Repeat exactly the lines from the line with "Emit a web page" to the line with "-0.75, -1.3, -1.1];", including both, and leave out any pictures.

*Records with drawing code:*

__________

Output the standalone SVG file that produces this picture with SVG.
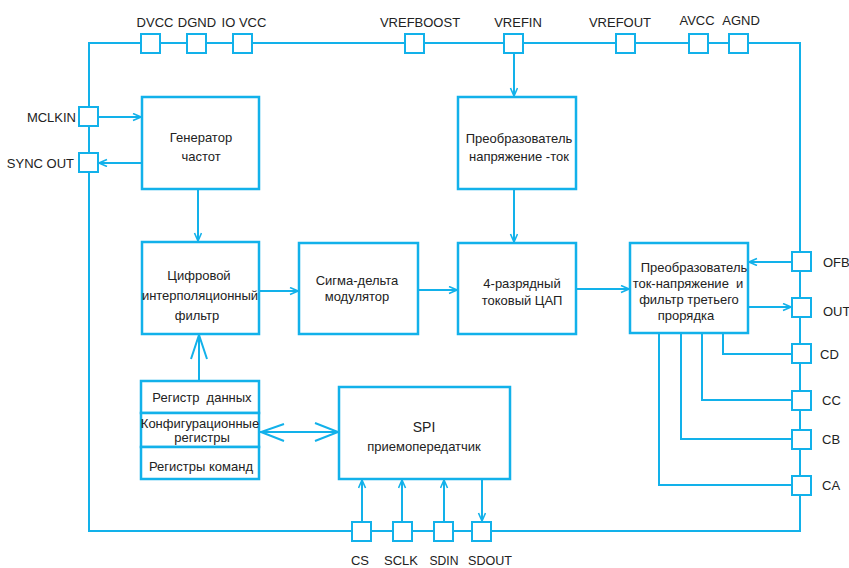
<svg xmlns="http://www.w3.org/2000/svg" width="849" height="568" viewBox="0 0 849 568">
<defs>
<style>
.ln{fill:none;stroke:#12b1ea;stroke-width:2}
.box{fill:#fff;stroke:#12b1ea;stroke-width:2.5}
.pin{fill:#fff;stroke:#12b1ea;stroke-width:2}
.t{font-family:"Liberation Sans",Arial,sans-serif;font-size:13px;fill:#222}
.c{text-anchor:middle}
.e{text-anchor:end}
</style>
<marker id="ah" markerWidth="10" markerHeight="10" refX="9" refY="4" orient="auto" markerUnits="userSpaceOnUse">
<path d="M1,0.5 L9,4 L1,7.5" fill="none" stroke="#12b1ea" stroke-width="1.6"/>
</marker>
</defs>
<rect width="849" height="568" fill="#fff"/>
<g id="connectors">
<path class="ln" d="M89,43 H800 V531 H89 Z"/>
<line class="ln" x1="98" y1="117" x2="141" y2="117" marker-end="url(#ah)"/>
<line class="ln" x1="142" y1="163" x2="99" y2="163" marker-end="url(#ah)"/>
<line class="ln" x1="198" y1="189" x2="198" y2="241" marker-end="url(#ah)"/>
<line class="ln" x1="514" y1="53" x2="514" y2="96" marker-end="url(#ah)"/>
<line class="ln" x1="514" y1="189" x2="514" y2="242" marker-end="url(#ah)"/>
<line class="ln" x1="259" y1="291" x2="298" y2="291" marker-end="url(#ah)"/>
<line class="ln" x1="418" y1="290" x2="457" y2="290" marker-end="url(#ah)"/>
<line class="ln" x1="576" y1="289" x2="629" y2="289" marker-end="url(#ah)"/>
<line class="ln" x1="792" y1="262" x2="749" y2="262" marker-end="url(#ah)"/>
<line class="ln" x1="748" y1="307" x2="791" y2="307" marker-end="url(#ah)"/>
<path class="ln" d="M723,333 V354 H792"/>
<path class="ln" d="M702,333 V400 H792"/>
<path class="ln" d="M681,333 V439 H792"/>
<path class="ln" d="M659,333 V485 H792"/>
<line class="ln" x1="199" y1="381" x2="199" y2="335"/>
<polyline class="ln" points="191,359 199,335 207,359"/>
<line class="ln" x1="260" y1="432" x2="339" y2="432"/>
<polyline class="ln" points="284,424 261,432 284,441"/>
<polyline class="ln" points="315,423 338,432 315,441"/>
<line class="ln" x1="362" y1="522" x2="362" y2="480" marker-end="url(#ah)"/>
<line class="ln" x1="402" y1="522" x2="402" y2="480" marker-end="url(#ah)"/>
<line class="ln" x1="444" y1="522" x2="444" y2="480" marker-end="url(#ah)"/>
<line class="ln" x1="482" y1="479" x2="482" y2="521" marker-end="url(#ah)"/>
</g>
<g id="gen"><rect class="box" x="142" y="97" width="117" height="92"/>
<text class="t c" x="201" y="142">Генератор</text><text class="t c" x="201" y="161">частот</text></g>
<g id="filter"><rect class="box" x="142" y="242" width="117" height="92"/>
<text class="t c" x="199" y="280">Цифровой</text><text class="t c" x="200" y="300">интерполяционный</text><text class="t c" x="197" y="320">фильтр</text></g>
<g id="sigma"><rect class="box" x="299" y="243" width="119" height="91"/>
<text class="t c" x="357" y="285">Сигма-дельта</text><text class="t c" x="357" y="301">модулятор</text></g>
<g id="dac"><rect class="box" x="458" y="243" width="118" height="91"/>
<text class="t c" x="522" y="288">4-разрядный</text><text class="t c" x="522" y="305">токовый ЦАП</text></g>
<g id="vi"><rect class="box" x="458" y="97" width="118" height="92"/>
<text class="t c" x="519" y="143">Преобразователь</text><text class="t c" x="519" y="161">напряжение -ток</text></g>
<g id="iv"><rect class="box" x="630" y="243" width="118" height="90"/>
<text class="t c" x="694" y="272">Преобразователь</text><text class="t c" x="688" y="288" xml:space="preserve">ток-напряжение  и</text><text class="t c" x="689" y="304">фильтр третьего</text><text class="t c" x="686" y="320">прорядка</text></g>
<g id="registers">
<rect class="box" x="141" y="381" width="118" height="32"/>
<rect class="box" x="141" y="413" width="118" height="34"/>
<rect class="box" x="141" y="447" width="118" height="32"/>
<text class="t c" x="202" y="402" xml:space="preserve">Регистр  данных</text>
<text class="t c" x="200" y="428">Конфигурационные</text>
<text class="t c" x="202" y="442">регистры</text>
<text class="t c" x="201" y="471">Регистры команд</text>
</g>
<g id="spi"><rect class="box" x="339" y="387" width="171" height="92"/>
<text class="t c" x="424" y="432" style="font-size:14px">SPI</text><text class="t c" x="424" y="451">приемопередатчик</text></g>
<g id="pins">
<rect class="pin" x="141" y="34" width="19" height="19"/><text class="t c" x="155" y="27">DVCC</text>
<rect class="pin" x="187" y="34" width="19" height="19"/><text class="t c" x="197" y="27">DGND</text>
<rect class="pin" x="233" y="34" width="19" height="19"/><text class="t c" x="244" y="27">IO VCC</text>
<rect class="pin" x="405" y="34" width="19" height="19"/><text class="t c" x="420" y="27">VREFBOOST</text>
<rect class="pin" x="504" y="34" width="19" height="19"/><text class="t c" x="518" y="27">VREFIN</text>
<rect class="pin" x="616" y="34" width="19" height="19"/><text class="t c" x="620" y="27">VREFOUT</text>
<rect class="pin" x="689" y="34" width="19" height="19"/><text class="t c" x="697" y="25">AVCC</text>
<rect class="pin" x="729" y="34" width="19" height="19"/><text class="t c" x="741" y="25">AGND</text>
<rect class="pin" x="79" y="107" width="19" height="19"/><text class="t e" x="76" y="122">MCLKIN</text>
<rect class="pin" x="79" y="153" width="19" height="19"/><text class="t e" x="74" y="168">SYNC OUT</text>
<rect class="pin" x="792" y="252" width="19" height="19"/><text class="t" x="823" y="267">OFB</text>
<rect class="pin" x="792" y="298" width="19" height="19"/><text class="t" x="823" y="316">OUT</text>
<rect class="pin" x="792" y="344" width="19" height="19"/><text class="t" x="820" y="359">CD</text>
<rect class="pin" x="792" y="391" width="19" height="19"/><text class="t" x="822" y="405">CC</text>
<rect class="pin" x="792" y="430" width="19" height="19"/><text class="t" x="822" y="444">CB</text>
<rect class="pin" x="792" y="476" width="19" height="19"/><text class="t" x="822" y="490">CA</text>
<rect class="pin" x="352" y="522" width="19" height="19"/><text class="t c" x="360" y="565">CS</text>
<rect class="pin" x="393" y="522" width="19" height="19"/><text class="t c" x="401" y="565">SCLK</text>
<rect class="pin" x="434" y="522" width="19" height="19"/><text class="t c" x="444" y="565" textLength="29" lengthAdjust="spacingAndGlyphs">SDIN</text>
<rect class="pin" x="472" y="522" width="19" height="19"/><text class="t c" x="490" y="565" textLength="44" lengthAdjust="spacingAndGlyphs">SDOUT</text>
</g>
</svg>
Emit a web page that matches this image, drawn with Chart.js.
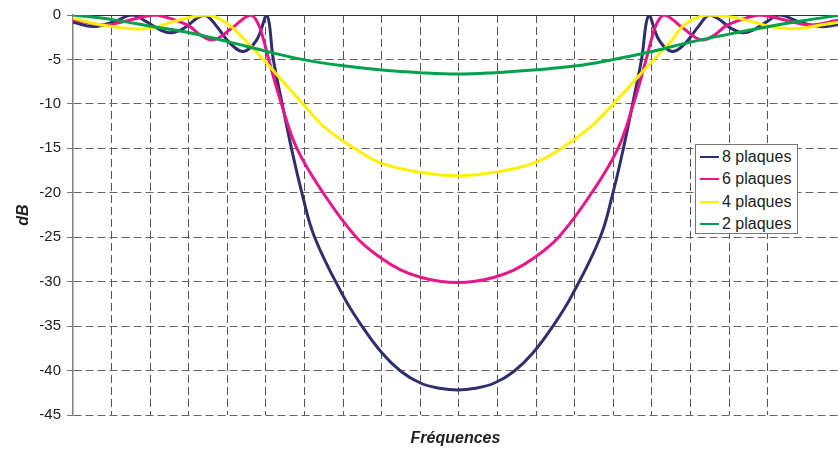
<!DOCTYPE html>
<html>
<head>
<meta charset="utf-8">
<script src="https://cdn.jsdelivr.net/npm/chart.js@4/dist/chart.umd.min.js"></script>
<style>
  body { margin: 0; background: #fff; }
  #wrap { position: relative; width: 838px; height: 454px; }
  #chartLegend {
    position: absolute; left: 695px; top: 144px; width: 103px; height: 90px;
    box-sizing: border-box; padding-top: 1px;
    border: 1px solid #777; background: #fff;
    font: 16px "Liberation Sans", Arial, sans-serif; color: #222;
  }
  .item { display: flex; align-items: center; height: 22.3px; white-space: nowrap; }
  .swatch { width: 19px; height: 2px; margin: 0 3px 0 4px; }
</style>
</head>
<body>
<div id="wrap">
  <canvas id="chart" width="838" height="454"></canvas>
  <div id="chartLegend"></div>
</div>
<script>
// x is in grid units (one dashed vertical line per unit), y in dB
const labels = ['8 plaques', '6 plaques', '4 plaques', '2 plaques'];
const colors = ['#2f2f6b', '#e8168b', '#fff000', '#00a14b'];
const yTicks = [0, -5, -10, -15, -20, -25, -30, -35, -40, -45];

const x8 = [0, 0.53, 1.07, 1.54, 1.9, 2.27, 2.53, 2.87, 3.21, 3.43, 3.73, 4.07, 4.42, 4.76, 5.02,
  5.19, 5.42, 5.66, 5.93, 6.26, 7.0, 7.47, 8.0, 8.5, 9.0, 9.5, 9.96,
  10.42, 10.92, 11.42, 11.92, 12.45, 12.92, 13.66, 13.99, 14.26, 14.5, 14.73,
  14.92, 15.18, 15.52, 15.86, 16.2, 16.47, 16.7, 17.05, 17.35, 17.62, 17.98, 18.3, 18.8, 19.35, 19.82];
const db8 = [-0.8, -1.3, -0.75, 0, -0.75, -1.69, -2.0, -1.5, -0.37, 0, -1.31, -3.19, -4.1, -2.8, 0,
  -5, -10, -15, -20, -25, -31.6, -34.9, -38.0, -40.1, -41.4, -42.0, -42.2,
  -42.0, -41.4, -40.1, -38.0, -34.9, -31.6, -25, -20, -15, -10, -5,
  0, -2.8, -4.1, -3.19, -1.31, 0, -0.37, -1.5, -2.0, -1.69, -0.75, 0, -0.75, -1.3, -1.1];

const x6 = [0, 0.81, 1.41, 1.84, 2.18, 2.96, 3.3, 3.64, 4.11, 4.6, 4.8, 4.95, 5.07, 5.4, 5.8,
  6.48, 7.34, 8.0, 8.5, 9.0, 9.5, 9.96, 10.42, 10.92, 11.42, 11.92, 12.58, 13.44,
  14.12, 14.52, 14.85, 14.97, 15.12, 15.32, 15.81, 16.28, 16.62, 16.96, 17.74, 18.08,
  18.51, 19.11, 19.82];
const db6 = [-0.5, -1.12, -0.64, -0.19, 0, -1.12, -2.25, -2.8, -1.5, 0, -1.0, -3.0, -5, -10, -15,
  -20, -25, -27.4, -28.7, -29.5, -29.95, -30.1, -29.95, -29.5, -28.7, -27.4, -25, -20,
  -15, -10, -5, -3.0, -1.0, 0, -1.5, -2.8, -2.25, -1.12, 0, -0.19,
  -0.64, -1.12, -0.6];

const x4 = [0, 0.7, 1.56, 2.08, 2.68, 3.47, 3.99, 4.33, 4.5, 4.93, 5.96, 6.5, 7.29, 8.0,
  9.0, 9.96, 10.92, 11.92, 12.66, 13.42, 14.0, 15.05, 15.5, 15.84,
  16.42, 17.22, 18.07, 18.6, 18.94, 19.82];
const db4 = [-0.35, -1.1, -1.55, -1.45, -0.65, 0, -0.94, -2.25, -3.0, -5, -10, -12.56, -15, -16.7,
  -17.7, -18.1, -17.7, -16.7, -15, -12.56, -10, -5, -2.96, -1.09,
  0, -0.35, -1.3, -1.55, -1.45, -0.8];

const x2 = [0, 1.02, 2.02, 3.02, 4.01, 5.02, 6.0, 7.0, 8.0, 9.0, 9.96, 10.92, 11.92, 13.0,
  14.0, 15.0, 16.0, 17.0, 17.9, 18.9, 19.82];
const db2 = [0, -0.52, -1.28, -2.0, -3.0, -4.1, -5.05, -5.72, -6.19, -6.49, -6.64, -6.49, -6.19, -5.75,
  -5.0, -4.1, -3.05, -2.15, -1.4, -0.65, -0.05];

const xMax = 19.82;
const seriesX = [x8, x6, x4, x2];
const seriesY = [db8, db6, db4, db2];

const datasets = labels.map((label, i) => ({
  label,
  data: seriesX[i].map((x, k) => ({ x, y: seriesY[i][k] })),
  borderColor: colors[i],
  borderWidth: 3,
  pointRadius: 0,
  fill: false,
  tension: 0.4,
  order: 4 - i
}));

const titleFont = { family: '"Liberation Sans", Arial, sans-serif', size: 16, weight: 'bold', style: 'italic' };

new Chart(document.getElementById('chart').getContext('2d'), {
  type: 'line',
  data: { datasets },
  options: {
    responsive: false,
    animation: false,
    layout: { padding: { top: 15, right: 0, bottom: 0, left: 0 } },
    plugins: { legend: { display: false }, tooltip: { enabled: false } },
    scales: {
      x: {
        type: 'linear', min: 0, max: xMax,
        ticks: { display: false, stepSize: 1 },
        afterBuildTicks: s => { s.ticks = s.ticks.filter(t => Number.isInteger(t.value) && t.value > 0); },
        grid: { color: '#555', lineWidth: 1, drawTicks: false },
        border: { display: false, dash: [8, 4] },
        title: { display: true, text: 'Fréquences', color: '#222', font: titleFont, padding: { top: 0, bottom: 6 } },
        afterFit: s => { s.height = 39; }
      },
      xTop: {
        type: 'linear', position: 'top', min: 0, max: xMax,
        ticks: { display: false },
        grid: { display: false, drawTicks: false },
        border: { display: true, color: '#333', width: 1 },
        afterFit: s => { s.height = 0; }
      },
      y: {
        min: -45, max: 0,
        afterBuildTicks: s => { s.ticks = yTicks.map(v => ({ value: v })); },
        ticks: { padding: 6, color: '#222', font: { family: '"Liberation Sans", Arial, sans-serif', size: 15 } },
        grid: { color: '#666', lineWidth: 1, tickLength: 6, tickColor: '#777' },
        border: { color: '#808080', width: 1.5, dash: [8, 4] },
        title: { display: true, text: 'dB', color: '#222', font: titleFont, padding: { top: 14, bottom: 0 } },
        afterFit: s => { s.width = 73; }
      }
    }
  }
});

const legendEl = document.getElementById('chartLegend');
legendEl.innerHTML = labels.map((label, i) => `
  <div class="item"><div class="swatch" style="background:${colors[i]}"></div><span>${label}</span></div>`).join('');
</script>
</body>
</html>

__________

*Finished answer:*
Emit a web page that matches this image, drawn with Chart.js.
<!DOCTYPE html>
<html>
<head>
<meta charset="utf-8">
<script src="https://cdn.jsdelivr.net/npm/chart.js@4/dist/chart.umd.min.js"></script>
<style>
  body { margin: 0; background: #fff; }
  #wrap { position: relative; width: 838px; height: 454px; }
  #chartLegend {
    position: absolute; left: 695px; top: 144px; width: 103px; height: 90px;
    box-sizing: border-box; padding-top: 1px;
    border: 1px solid #777; background: #fff;
    font: 16px "Liberation Sans", Arial, sans-serif; color: #222;
  }
  .item { display: flex; align-items: center; height: 22.3px; white-space: nowrap; }
  .swatch { width: 19px; height: 2px; margin: 0 3px 0 4px; }
</style>
</head>
<body>
<div id="wrap">
  <canvas id="chart" width="838" height="454"></canvas>
  <div id="chartLegend"></div>
</div>
<script>
// x is in grid units (one dashed vertical line per unit), y in dB
const labels = ['8 plaques', '6 plaques', '4 plaques', '2 plaques'];
const colors = ['#2f2f6b', '#e8168b', '#fff000', '#00a14b'];
const yTicks = [0, -5, -10, -15, -20, -25, -30, -35, -40, -45];

const x8 = [0, 0.53, 1.07, 1.54, 1.9, 2.27, 2.53, 2.87, 3.21, 3.43, 3.73, 4.07, 4.42, 4.76, 5.02,
  5.19, 5.42, 5.66, 5.93, 6.26, 7.0, 7.47, 8.0, 8.5, 9.0, 9.5, 9.96,
  10.42, 10.92, 11.42, 11.92, 12.45, 12.92, 13.66, 13.99, 14.26, 14.5, 14.73,
  14.92, 15.18, 15.52, 15.86, 16.2, 16.47, 16.7, 17.05, 17.35, 17.62, 17.98, 18.3, 18.8, 19.35, 19.82];
const db8 = [-0.8, -1.3, -0.75, 0, -0.75, -1.69, -2.0, -1.5, -0.37, 0, -1.31, -3.19, -4.1, -2.8, 0,
  -5, -10, -15, -20, -25, -31.6, -34.9, -38.0, -40.1, -41.4, -42.0, -42.2,
  -42.0, -41.4, -40.1, -38.0, -34.9, -31.6, -25, -20, -15, -10, -5,
  0, -2.8, -4.1, -3.19, -1.31, 0, -0.37, -1.5, -2.0, -1.69, -0.75, 0, -0.75, -1.3, -1.1];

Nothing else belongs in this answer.